*** Record list ***

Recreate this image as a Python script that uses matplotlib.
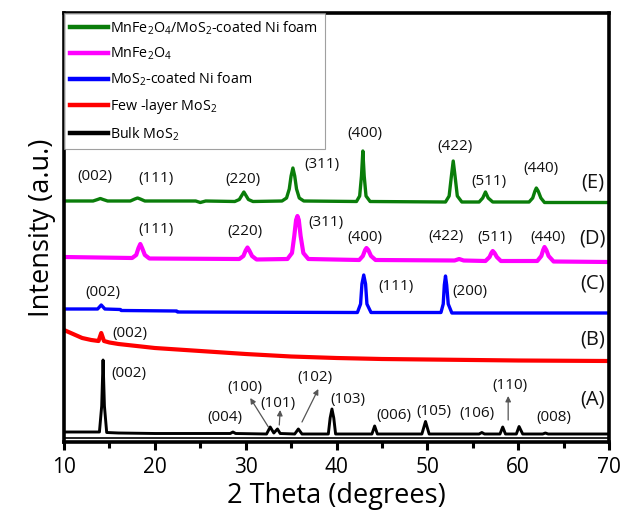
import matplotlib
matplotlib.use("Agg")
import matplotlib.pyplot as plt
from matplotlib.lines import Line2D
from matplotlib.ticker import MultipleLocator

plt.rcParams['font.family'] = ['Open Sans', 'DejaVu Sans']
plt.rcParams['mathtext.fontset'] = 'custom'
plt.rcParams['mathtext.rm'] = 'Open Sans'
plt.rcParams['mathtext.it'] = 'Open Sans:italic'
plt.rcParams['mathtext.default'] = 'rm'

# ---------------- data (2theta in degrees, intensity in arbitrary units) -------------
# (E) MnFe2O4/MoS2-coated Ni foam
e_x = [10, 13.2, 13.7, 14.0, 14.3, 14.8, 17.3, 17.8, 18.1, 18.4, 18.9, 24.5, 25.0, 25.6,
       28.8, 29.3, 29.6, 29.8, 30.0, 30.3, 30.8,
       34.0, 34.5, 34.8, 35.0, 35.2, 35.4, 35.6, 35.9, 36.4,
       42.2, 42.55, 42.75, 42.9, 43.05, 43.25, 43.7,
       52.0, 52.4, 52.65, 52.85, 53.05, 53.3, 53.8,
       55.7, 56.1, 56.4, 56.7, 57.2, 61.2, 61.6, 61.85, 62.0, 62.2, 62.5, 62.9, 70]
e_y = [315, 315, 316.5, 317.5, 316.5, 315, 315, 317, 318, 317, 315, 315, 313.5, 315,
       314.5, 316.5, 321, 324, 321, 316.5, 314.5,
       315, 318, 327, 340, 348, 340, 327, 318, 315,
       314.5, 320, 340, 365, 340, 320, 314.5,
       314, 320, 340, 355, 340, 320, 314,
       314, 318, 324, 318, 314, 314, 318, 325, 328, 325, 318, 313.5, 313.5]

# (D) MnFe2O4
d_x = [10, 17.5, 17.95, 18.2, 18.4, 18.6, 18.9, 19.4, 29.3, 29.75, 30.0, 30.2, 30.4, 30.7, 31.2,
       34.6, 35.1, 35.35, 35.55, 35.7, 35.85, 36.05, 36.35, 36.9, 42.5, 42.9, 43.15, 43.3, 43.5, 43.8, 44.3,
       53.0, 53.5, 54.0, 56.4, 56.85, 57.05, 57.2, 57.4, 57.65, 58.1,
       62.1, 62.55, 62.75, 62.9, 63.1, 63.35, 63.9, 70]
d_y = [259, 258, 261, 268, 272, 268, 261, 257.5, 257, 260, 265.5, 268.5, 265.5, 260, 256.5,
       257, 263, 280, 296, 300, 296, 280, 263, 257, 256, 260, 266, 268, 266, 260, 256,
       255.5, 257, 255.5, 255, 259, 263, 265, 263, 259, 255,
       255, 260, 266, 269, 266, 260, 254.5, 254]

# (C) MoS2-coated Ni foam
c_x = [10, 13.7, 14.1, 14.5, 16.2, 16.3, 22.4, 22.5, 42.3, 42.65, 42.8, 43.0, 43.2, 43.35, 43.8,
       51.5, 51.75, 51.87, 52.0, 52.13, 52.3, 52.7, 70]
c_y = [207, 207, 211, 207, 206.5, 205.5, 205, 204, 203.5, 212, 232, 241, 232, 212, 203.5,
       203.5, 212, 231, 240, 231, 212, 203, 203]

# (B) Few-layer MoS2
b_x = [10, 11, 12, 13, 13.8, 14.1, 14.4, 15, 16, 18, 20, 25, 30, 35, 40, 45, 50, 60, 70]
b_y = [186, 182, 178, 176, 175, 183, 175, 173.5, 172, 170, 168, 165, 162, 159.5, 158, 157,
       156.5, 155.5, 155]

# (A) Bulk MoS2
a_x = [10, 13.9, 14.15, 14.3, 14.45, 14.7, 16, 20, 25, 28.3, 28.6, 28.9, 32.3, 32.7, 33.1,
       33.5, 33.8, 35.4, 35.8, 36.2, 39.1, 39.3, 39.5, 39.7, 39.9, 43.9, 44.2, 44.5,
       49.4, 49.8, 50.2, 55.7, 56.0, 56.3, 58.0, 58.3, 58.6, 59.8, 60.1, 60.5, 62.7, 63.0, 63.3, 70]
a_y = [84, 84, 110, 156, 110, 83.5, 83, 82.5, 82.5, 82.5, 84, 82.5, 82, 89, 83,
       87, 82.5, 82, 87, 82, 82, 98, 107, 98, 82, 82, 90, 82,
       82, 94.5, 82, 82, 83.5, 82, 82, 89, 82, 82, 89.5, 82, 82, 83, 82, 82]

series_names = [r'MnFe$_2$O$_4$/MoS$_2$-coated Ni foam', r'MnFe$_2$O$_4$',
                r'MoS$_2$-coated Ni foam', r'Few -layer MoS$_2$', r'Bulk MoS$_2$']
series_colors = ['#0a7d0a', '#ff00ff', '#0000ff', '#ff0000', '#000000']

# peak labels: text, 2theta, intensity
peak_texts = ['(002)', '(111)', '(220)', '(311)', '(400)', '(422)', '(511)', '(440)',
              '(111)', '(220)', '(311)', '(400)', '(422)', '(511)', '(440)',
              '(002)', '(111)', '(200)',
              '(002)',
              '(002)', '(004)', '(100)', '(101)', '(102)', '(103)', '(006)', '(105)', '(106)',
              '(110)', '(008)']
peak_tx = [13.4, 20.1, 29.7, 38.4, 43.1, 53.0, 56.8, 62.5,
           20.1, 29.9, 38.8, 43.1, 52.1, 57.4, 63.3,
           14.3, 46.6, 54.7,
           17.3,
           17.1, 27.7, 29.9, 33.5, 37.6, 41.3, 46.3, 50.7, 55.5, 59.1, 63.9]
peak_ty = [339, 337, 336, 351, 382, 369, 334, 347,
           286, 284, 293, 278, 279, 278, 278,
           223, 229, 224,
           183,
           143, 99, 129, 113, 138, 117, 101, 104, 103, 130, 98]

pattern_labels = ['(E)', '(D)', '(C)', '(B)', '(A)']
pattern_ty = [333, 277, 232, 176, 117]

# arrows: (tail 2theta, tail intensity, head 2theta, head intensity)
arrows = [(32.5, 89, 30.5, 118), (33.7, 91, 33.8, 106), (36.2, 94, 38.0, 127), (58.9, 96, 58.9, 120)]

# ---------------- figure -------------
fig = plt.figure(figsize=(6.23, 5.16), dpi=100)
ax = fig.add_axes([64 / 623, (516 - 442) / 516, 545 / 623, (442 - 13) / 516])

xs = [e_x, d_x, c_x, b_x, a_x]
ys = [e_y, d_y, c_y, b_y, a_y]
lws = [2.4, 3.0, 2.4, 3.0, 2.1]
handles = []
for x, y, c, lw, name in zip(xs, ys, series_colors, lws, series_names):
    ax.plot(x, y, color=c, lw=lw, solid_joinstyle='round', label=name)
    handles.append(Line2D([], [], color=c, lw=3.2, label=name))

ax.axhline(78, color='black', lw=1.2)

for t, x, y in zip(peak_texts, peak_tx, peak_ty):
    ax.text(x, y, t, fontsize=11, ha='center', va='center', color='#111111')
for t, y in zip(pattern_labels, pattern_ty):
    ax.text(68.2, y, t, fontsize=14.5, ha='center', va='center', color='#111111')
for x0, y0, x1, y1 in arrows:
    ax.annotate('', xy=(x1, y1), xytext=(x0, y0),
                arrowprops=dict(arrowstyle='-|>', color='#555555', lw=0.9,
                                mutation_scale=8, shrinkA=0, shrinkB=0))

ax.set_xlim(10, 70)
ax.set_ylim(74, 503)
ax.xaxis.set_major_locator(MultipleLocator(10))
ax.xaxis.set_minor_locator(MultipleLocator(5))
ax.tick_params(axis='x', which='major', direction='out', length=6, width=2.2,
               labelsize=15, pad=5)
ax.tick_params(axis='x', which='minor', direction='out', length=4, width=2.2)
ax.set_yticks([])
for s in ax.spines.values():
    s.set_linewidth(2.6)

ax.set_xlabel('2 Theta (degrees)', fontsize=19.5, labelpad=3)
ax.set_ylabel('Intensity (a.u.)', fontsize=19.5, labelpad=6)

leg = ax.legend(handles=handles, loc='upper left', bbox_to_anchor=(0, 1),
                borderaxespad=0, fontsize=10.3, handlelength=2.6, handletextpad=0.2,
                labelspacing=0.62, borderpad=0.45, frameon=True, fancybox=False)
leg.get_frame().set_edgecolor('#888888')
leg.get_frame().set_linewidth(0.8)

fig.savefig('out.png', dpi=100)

***
*** Record list ***

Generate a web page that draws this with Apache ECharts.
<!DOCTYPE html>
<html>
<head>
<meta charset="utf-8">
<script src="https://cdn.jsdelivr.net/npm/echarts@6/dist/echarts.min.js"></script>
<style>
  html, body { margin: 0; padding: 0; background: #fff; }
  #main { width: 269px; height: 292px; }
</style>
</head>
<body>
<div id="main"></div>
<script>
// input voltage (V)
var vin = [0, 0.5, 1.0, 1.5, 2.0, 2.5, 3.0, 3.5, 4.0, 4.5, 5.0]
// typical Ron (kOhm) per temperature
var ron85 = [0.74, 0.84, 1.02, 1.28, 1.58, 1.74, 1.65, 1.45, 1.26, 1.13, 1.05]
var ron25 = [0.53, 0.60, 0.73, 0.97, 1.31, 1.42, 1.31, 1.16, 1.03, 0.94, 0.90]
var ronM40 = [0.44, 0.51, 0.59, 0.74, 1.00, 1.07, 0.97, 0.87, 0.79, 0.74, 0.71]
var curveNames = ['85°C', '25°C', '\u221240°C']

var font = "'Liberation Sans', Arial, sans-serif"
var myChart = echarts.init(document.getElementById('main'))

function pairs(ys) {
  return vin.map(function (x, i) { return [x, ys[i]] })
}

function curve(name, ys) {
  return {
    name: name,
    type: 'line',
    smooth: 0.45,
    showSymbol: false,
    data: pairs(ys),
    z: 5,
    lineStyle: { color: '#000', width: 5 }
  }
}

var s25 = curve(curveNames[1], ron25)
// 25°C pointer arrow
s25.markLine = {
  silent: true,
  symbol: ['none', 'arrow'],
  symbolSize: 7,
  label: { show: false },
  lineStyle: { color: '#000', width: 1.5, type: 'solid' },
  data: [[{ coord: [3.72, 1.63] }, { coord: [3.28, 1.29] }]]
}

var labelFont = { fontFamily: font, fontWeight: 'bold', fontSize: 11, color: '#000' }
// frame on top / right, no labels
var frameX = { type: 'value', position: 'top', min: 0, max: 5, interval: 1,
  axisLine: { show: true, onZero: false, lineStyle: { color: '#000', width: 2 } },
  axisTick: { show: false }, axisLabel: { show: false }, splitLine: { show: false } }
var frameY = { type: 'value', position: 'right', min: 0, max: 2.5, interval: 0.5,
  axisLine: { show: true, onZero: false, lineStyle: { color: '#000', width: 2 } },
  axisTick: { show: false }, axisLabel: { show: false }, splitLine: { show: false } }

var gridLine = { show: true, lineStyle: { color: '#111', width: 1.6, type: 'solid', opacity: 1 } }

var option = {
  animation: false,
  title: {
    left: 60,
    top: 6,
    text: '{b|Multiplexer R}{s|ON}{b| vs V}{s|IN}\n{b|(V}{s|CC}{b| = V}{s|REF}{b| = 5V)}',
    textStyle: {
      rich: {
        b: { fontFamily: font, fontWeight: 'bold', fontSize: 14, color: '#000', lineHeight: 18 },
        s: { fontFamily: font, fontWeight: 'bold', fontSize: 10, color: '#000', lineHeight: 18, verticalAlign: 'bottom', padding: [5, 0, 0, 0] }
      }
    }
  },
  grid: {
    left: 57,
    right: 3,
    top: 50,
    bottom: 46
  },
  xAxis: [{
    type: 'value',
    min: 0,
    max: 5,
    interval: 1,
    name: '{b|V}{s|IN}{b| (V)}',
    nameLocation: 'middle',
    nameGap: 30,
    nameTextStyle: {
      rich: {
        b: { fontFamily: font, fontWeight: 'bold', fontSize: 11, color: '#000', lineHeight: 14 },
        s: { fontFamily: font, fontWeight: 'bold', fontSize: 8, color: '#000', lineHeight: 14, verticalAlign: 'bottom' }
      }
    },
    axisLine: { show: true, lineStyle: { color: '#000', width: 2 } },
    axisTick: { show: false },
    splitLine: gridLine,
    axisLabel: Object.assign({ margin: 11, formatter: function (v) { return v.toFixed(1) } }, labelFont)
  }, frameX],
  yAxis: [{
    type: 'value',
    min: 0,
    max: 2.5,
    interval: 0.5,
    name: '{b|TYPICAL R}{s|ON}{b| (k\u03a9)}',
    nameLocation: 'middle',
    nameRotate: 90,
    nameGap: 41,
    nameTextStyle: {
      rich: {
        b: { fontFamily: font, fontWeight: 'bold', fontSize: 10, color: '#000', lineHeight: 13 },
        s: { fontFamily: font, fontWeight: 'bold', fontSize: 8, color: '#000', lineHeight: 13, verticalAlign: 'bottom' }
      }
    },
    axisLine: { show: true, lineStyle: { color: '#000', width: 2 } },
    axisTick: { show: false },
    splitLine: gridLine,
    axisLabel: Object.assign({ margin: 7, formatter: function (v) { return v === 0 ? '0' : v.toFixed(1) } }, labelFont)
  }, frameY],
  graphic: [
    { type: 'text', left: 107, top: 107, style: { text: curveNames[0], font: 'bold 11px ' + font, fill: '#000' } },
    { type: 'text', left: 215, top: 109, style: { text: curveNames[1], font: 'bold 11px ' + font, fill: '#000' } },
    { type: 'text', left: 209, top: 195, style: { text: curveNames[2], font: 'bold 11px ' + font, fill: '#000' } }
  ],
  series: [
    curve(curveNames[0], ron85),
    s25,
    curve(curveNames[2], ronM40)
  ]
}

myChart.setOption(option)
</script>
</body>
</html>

***

▸ Exercise description:
Starting at the line that contains "Recreate this image" and ending at the line that contains "from matplotlib.ticker import MultipleLocator", give the lines again exactly. Do not include the pictures.

▸ Output below:
Recreate this image as a Python script that uses matplotlib.
import matplotlib
matplotlib.use("Agg")
import matplotlib.pyplot as plt
from matplotlib.lines import Line2D
from matplotlib.ticker import MultipleLocator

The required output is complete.